Lesotho PM's bodyguards who leaked 2014 coup plot shot; bystander killed in crossfire

The shootings outside the gates of the Royal Palace of Lesotho King Letsie III come four weeks before national elections.

TWO bodyguards tasked with protecting Lesotho’s Prime Minister Tom Thabane were shot and wounded on Sunday and a bystander killed in the crossfire, five months after a failed putsch in the tiny African kingdom, one of his senior advisers said.

Both the injured men were soldiers who had tipped off Thabane about the planned August 2014 coup when the military attacked several police installations and the prime minister’s residence, killing one police officer, the adviser said. The tip off might have helped Thabane make a quick escape to safety in South Africa.

“The two guards went against their own men that day, absolutely,” said the official, speaking on condition of anonymity, suggesting that Sunday’s assault could be linked to the failed coup.

The shootings outside the gates of the Royal Palace of Lesotho King Letsie III also come four weeks before national elections in the impoverished country of two million which is surrounded by South Africa.
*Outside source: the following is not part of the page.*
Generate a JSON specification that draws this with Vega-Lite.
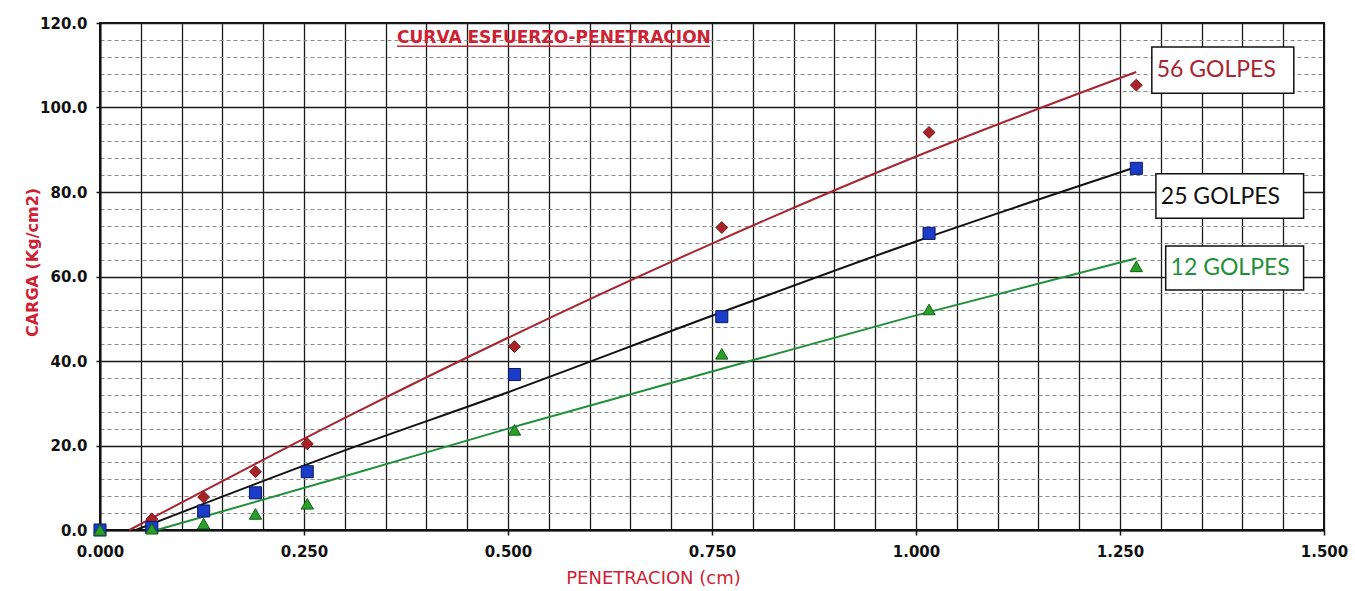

The bodyguards were not accompanying the prime minister at the time.

“We’re still trying to figure out the motives. My gut-feeling is that what’s happening now is to frustrate the election process,” the adviser added.

Lesotho’s February 28 elections are being held more than two years early in order to restore stability following the August 30 coup attempt.

On the morning of the attempt, Thabane, 75, was tipped off about the plan and fled to safety across the nearby border into neighbouring South Africa before his official residence was raised by soldiers.

The failed putsch exposed friction between the Lesotho military and the police, pushing the country to the brink of a full blown conflict.

Though tensions have eased, police say they are still investigating recent claims that foreign “mercenaries” entered Lesotho to assassinate Thabane and other leaders.

The army, however, is still seen by many as being behind the August putsch.

In October 2014, South Africa’s deputy president Cyril Ramaphosa helped broker a political agreement that re-opened parliament for the first time since June and pushed the polls forward.